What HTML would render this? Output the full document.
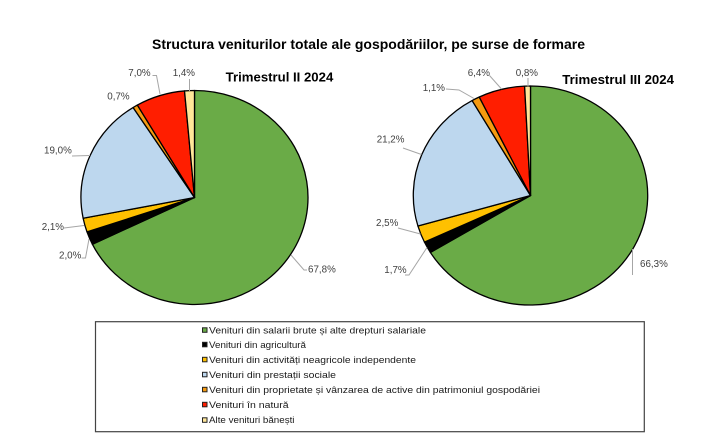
<!DOCTYPE html>
<html>
<head>
<meta charset="utf-8">
<style>
  html, body { margin:0; padding:0; background:#fff; }
  svg { display:block; }
</style>
</head>
<body>
<svg width="710" height="439" viewBox="0 0 710 439" xmlns="http://www.w3.org/2000/svg">
  <rect width="710" height="439" fill="#ffffff"/>

  <!-- Title -->
  <text x="152" y="49" font-family="Liberation Sans, Arial, sans-serif" font-weight="bold" font-size="14" fill="#000" textLength="433" lengthAdjust="spacingAndGlyphs">Structura veniturilor totale ale gospodăriilor, pe surse de formare</text>

  <!-- Left pie -->
  <g stroke="#000" stroke-width="1.3" stroke-linejoin="round">
    <path d="M194.5 197.5 L194.5 90.5 A113.5 107 0 1 1 92.42 244.27 Z" fill="#6aab47"/>
    <path d="M194.5 197.5 L92.42 244.27 A113.5 107 0 0 1 87.00 231.85 Z" fill="#000000"/>
    <path d="M194.5 197.5 L87.00 231.85 A113.5 107 0 0 1 83.14 218.21 Z" fill="#ffc000"/>
    <path d="M194.5 197.5 L83.14 218.21 A113.5 107 0 0 1 133.09 107.51 Z" fill="#bdd7ee"/>
    <path d="M194.5 197.5 L133.09 107.51 A113.5 107 0 0 1 137.34 105.06 Z" fill="#f59a10"/>
    <path d="M194.5 197.5 L137.34 105.06 A113.5 107 0 0 1 184.53 90.92 Z" fill="#ff1e00"/>
    <path d="M194.5 197.5 L184.53 90.92 A113.5 107 0 0 1 194.5 90.5 Z" fill="#ffe699"/>
  </g>

  <!-- Left leader lines -->
  <g stroke="#a6a6a6" stroke-width="1" fill="none">
    <polyline points="152.5,75.5 156.5,75.5 160,94"/>
    <polyline points="189.5,79 189.5,91"/>
    <polyline points="72,156 90,155.5"/>
    <polyline points="64,228 84,225.5"/>
    <polyline points="81.5,258 85.5,258 89,239"/>
    <polyline points="291,255 304,270 307,270"/>
  </g>

  <!-- Left labels -->
  <g font-family="Liberation Sans, Arial, sans-serif" font-size="9.8" fill="#404040">
    <text x="128.3" y="76">7,0%</text>
    <text x="172.7" y="76">1,4%</text>
    <text x="107.3" y="99.5">0,7%</text>
    <text x="44" y="153.5">19,0%</text>
    <text x="41.7" y="230">2,1%</text>
    <text x="59" y="258.5">2,0%</text>
    <text x="308" y="272.5">67,8%</text>
  </g>
  <text x="225.7" y="81.7" font-family="Liberation Sans, Arial, sans-serif" font-weight="bold" font-size="13" fill="#000" textLength="107.6" lengthAdjust="spacingAndGlyphs">Trimestrul  II 2024</text>

  <!-- Right pie -->
  <g stroke="#000" stroke-width="1.3" stroke-linejoin="round">
    <path d="M530.5 195.5 L530.5 86 A117.2 109.5 0 1 1 430.38 252.43 Z" fill="#6aab47"/>
    <path d="M530.5 195.5 L430.38 252.43 A117.2 109.5 0 0 1 424.46 242.13 Z" fill="#000000"/>
    <path d="M530.5 195.5 L424.46 242.13 A117.2 109.5 0 0 1 417.95 226.05 Z" fill="#ffc000"/>
    <path d="M530.5 195.5 L417.95 226.05 A117.2 109.5 0 0 1 472.11 100.55 Z" fill="#bdd7ee"/>
    <path d="M530.5 195.5 L472.11 100.55 A117.2 109.5 0 0 1 479.27 97.02 Z" fill="#f59a10"/>
    <path d="M530.5 195.5 L479.27 97.02 A117.2 109.5 0 0 1 524.61 86.14 Z" fill="#ff1e00"/>
    <path d="M530.5 195.5 L524.61 86.14 A117.2 109.5 0 0 1 530.5 86 Z" fill="#ffe699"/>
  </g>

  <!-- Right leader lines -->
  <g stroke="#a6a6a6" stroke-width="1" fill="none">
    <polyline points="489.5,75.5 501.5,89"/>
    <polyline points="528,78 528,86.5"/>
    <polyline points="446,89 459,90 474,98.5"/>
    <polyline points="403,148 421.5,154.5"/>
    <polyline points="398,228 420.5,234"/>
    <polyline points="405,275 409,275 427,247.5"/>
    <polyline points="632.5,249 632.5,275"/>
  </g>

  <!-- Right labels -->
  <g font-family="Liberation Sans, Arial, sans-serif" font-size="9.8" fill="#404040">
    <text x="467.7" y="76">6,4%</text>
    <text x="515.7" y="76">0,8%</text>
    <text x="422.7" y="91">1,1%</text>
    <text x="376.7" y="142.5">21,2%</text>
    <text x="376" y="226">2,5%</text>
    <text x="384.3" y="273">1,7%</text>
    <text x="640" y="267">66,3%</text>
  </g>
  <text x="562.3" y="84" font-family="Liberation Sans, Arial, sans-serif" font-weight="bold" font-size="13" fill="#000" textLength="111.7" lengthAdjust="spacingAndGlyphs">Trimestrul  III 2024</text>

  <!-- Legend box -->
  <rect x="95.5" y="321.7" width="548.8" height="110" fill="#fff" stroke="#444" stroke-width="1.2"/>

  <!-- Legend markers -->
  <g stroke="#222" stroke-width="1">
    <rect x="202.5" y="327.8" width="4.5" height="4.5" fill="#6aab47"/>
    <rect x="202.5" y="342.3" width="4.5" height="4.5" fill="#000"/>
    <rect x="202.5" y="357.3" width="4.5" height="4.5" fill="#ffc000"/>
    <rect x="202.5" y="372.3" width="4.5" height="4.5" fill="#bdd7ee"/>
    <rect x="202.5" y="387.3" width="4.5" height="4.5" fill="#f59a10"/>
    <rect x="202.5" y="402.3" width="4.5" height="4.5" fill="#ff1e00"/>
    <rect x="202.5" y="417.8" width="4.5" height="4.5" fill="#ffe699"/>
  </g>

  <!-- Legend text -->
  <g font-family="Liberation Sans, Arial, sans-serif" font-size="9.5" fill="#1a1a1a">
    <text x="209" y="333.3" textLength="217" lengthAdjust="spacingAndGlyphs">Venituri  din salarii brute și alte drepturi salariale</text>
    <text x="209" y="347.8" textLength="97" lengthAdjust="spacingAndGlyphs">Venituri  din agricultură</text>
    <text x="209" y="362.8" textLength="207" lengthAdjust="spacingAndGlyphs">Venituri  din activități  neagricole independente</text>
    <text x="209" y="377.8" textLength="127" lengthAdjust="spacingAndGlyphs">Venituri  din prestații sociale</text>
    <text x="209" y="392.8" textLength="331" lengthAdjust="spacingAndGlyphs">Venituri  din proprietate  și vânzarea de active din patrimoniul gospodăriei</text>
    <text x="209" y="407.8" textLength="79.6" lengthAdjust="spacingAndGlyphs">Venituri în natură</text>
    <text x="209" y="423" textLength="85.5" lengthAdjust="spacingAndGlyphs">Alte venituri  bănești</text>
  </g>
</svg>
</body>
</html>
========================
§ DIRECTION: Copy the material shown above in full and exactly. Skip the pictures.

§ WRITTEN ANSWER:
What HTML would render this? Output the full document.
<!DOCTYPE html>
<html>
<head>
<meta charset="utf-8">
<style>
  html, body { margin:0; padding:0; background:#fff; }
  svg { display:block; }
</style>
</head>
<body>
<svg width="710" height="439" viewBox="0 0 710 439" xmlns="http://www.w3.org/2000/svg">
  <rect width="710" height="439" fill="#ffffff"/>

  <!-- Title -->
  <text x="152" y="49" font-family="Liberation Sans, Arial, sans-serif" font-weight="bold" font-size="14" fill="#000" textLength="433" lengthAdjust="spacingAndGlyphs">Structura veniturilor totale ale gospodăriilor, pe surse de formare</text>

  <!-- Left pie -->
  <g stroke="#000" stroke-width="1.3" stroke-linejoin="round">
    <path d="M194.5 197.5 L194.5 90.5 A113.5 107 0 1 1 92.42 244.27 Z" fill="#6aab47"/>
    <path d="M194.5 197.5 L92.42 244.27 A113.5 107 0 0 1 87.00 231.85 Z" fill="#000000"/>
    <path d="M194.5 197.5 L87.00 231.85 A113.5 107 0 0 1 83.14 218.21 Z" fill="#ffc000"/>
    <path d="M194.5 197.5 L83.14 218.21 A113.5 107 0 0 1 133.09 107.51 Z" fill="#bdd7ee"/>
    <path d="M194.5 197.5 L133.09 107.51 A113.5 107 0 0 1 137.34 105.06 Z" fill="#f59a10"/>
    <path d="M194.5 197.5 L137.34 105.06 A113.5 107 0 0 1 184.53 90.92 Z" fill="#ff1e00"/>
    <path d="M194.5 197.5 L184.53 90.92 A113.5 107 0 0 1 194.5 90.5 Z" fill="#ffe699"/>
  </g>

  <!-- Left leader lines -->
  <g stroke="#a6a6a6" stroke-width="1" fill="none">
    <polyline points="152.5,75.5 156.5,75.5 160,94"/>
    <polyline points="189.5,79 189.5,91"/>
    <polyline points="72,156 90,155.5"/>
    <polyline points="64,228 84,225.5"/>
    <polyline points="81.5,258 85.5,258 89,239"/>
    <polyline points="291,255 304,270 307,270"/>
  </g>

  <!-- Left labels -->
  <g font-family="Liberation Sans, Arial, sans-serif" font-size="9.8" fill="#404040">
    <text x="128.3" y="76">7,0%</text>
    <text x="172.7" y="76">1,4%</text>
    <text x="107.3" y="99.5">0,7%</text>
    <text x="44" y="153.5">19,0%</text>
    <text x="41.7" y="230">2,1%</text>
    <text x="59" y="258.5">2,0%</text>
    <text x="308" y="272.5">67,8%</text>
  </g>
  <text x="225.7" y="81.7" font-family="Liberation Sans, Arial, sans-serif" font-weight="bold" font-size="13" fill="#000" textLength="107.6" lengthAdjust="spacingAndGlyphs">Trimestrul  II 2024</text>

  <!-- Right pie -->
  <g stroke="#000" stroke-width="1.3" stroke-linejoin="round">
    <path d="M530.5 195.5 L530.5 86 A117.2 109.5 0 1 1 430.38 252.43 Z" fill="#6aab47"/>
    <path d="M530.5 195.5 L430.38 252.43 A117.2 109.5 0 0 1 424.46 242.13 Z" fill="#000000"/>
    <path d="M530.5 195.5 L424.46 242.13 A117.2 109.5 0 0 1 417.95 226.05 Z" fill="#ffc000"/>
    <path d="M530.5 195.5 L417.95 226.05 A117.2 109.5 0 0 1 472.11 100.55 Z" fill="#bdd7ee"/>
    <path d="M530.5 195.5 L472.11 100.55 A117.2 109.5 0 0 1 479.27 97.02 Z" fill="#f59a10"/>
    <path d="M530.5 195.5 L479.27 97.02 A117.2 109.5 0 0 1 524.61 86.14 Z" fill="#ff1e00"/>
    <path d="M530.5 195.5 L524.61 86.14 A117.2 109.5 0 0 1 530.5 86 Z" fill="#ffe699"/>
  </g>

  <!-- Right leader lines -->
  <g stroke="#a6a6a6" stroke-width="1" fill="none">
    <polyline points="489.5,75.5 501.5,89"/>
    <polyline points="528,78 528,86.5"/>
    <polyline points="446,89 459,90 474,98.5"/>
    <polyline points="403,148 421.5,154.5"/>
    <polyline points="398,228 420.5,234"/>
    <polyline points="405,275 409,275 427,247.5"/>
    <polyline points="632.5,249 632.5,275"/>
  </g>

  <!-- Right labels -->
  <g font-family="Liberation Sans, Arial, sans-serif" font-size="9.8" fill="#404040">
    <text x="467.7" y="76">6,4%</text>
    <text x="515.7" y="76">0,8%</text>
    <text x="422.7" y="91">1,1%</text>
    <text x="376.7" y="142.5">21,2%</text>
    <text x="376" y="226">2,5%</text>
    <text x="384.3" y="273">1,7%</text>
    <text x="640" y="267">66,3%</text>
  </g>
  <text x="562.3" y="84" font-family="Liberation Sans, Arial, sans-serif" font-weight="bold" font-size="13" fill="#000" textLength="111.7" lengthAdjust="spacingAndGlyphs">Trimestrul  III 2024</text>

  <!-- Legend box -->
  <rect x="95.5" y="321.7" width="548.8" height="110" fill="#fff" stroke="#444" stroke-width="1.2"/>

  <!-- Legend markers -->
  <g stroke="#222" stroke-width="1">
    <rect x="202.5" y="327.8" width="4.5" height="4.5" fill="#6aab47"/>
    <rect x="202.5" y="342.3" width="4.5" height="4.5" fill="#000"/>
    <rect x="202.5" y="357.3" width="4.5" height="4.5" fill="#ffc000"/>
    <rect x="202.5" y="372.3" width="4.5" height="4.5" fill="#bdd7ee"/>
    <rect x="202.5" y="387.3" width="4.5" height="4.5" fill="#f59a10"/>
    <rect x="202.5" y="402.3" width="4.5" height="4.5" fill="#ff1e00"/>
    <rect x="202.5" y="417.8" width="4.5" height="4.5" fill="#ffe699"/>
  </g>

  <!-- Legend text -->
  <g font-family="Liberation Sans, Arial, sans-serif" font-size="9.5" fill="#1a1a1a">
    <text x="209" y="333.3" textLength="217" lengthAdjust="spacingAndGlyphs">Venituri  din salarii brute și alte drepturi salariale</text>
    <text x="209" y="347.8" textLength="97" lengthAdjust="spacingAndGlyphs">Venituri  din agricultură</text>
    <text x="209" y="362.8" textLength="207" lengthAdjust="spacingAndGlyphs">Venituri  din activități  neagricole independente</text>
    <text x="209" y="377.8" textLength="127" lengthAdjust="spacingAndGlyphs">Venituri  din prestații sociale</text>
    <text x="209" y="392.8" textLength="331" lengthAdjust="spacingAndGlyphs">Venituri  din proprietate  și vânzarea de active din patrimoniul gospodăriei</text>
    <text x="209" y="407.8" textLength="79.6" lengthAdjust="spacingAndGlyphs">Venituri în natură</text>
    <text x="209" y="423" textLength="85.5" lengthAdjust="spacingAndGlyphs">Alte venituri  bănești</text>
  </g>
</svg>
</body>
</html>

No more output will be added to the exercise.